A Karo elder surveys the settlement's sorghum fields along the banks of the Omo River, having just returned from a morning's work in the gardens. Sorghum is a tropical drought-resistant millet-like cereal grain that can be processed in a variety of ways, including fermentation into a juice or type of sorghum beer.
This Kara (Karo) settlement is set high on the east bank of the river in a remote corner of southwestern Ethiopia. The Nyangatom (past enemies, current allies) are established on other side of river. The river curls south and carves a course through the volcanic-rock floor of the Great Rift Valley for another 50-60 kilometres before pouring into Lake Turkana at the Kenyan border.
The clay hairbun with ostrich feathers signifies bravery and the killing of an enemy or a dangerous wild animal. This Kara elder earned high status in the community, in part, for having killed a lion many years ago.
Spears and other traditional weapons in the region were replaced with automatic rifles in the 1980s when they became more readily accessible during the decades-long civil war in neighbouring Sudan. Automatic weapons in circulation in the Horn today are also accessible through other channels, including the flow of small arms and ammunition from the longstanding wars across the border in Somalia and nearby northern Uganda. SKS and AK-47 assault rifles were easily available, relatively cheap and easy to use. Large numbers of automatic weapons were also imported from the USSR to Communist allies around the world during the Cold War, including Ethiopia.

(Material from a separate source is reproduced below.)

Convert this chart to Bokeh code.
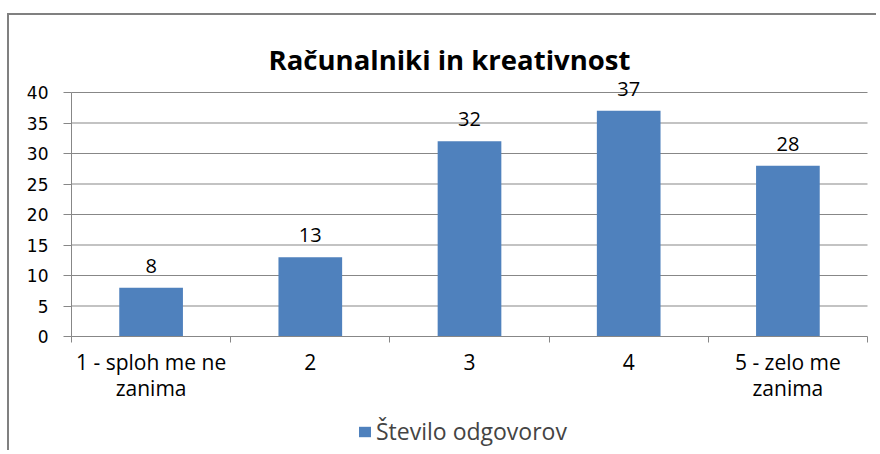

SKS semi-automatic Russian-made rifles like the one in this photograph was a precursor to the AK-47 and were widely available after the fall of the Derg, the Communist military junta that ruled Ethiopia under Mengistu Haile Mariam from 1974 to 1987. The consequent disbanding of the army and police force likely produced a flood of automatic weapons on the market. They became accessible in part through established tribal links with arms dealers in the Ethiopian highlands further to the east of the Omo Basin and elsewhere.